SHANGHAI (Reuters) - China's top regulator will work to improve the systems and rules for foreigners investing in the country's "A" shares, after 222 Chinese blue-chip companies were accepted for inclusion in a leading emerging markets benchmark, state media reported.Fang Xinghai, vice chairman of the China Securities Regulatory Commission (CSRC), told state broadcaster CCTV late on Wednesday that the regulator would implement reforms to internationalise the market, improve investors' access to the market, and encourage the development of products such as derivatives.
China finally won a long campaign for inclusion in U.S. index provider MSCI Emerging Markets Index on Wednesday after having been rejected for three years running. Its acceptance was seen as a milestone for global investing.
"In short, there will be more foreign funds entering the 'A' share market," Fang said in comments carried by the Shanghai Securities News newspaper.
"At the moment there are some in the stock exchange who are sitting idle and making money. In future they may be asked to promote globally to persuade more good companies to remain in the 'A' share market, and when conditions are ripe, to attract global companies to list on the 'A' share market," he said.

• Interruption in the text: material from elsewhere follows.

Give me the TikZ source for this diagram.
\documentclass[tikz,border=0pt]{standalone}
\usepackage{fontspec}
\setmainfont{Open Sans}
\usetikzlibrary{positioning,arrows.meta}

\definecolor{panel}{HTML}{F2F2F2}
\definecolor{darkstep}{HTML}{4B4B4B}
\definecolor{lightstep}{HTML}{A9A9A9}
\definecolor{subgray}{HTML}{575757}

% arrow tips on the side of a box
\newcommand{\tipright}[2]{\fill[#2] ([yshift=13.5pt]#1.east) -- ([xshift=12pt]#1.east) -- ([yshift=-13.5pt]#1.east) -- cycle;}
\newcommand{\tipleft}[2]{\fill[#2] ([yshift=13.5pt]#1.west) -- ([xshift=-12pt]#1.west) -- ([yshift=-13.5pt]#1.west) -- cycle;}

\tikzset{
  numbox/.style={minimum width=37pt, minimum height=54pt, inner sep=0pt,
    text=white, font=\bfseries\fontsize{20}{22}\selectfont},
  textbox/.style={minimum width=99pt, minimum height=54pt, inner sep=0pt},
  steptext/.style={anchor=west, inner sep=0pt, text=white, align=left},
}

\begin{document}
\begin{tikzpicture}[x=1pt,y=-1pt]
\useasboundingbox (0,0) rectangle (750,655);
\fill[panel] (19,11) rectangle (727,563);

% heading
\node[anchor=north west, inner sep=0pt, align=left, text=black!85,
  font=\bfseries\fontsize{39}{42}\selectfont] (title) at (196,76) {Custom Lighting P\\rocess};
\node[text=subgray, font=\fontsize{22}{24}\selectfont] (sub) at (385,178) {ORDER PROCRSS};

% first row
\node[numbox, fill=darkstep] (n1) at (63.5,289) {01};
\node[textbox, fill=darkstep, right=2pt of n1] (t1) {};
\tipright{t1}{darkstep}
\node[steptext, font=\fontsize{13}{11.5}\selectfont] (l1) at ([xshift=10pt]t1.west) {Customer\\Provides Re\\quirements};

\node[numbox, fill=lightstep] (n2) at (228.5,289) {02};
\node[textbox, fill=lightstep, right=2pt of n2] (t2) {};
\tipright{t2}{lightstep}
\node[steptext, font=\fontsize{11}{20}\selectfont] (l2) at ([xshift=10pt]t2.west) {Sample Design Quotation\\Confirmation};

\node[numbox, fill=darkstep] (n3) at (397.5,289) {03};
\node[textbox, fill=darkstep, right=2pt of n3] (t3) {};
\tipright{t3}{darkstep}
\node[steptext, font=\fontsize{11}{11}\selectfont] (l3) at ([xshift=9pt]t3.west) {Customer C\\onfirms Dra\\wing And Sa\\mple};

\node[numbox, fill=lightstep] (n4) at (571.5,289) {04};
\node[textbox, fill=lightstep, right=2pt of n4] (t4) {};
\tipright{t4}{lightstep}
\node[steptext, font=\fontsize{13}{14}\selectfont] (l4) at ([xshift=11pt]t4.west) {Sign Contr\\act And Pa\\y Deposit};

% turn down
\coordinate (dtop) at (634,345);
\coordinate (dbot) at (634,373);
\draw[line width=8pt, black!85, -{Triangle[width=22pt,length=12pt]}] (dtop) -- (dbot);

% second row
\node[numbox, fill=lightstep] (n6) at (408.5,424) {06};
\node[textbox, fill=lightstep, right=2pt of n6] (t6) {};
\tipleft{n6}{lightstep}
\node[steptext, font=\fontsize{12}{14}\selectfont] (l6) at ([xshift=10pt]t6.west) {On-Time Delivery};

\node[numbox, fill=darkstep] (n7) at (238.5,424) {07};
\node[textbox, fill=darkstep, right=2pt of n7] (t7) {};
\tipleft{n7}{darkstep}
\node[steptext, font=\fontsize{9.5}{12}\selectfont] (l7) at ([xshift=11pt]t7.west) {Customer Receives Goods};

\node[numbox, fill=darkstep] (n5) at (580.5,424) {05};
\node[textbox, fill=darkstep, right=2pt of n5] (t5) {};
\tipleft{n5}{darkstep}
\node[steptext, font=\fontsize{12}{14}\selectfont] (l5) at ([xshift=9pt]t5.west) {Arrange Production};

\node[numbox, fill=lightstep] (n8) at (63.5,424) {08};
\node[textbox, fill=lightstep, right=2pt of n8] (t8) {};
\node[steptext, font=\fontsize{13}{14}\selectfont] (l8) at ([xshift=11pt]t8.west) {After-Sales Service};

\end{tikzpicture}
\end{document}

Fang said that the regulator would also look at problems hindering large funds from entering and leaving the market, including possibly reforming the Qualified Foreign Institutional Investor (QFII) programme which allows foreigners to invest in Chinese capital markets.
MSCI has been in discussions with Chinese regulators and global investors for four years over whether to add yuan-denominated shares to the Emerging Markets Index – tracked by around $1.6 trillion in assets – but excluded them because of restricted access to China's equity markets.
The decision, hailed as "historic" by investors, came as the company said China had made enough progress in opening up its markets for MSCI to add the selection of 222 large-cap stocks to its Emerging Markets Index.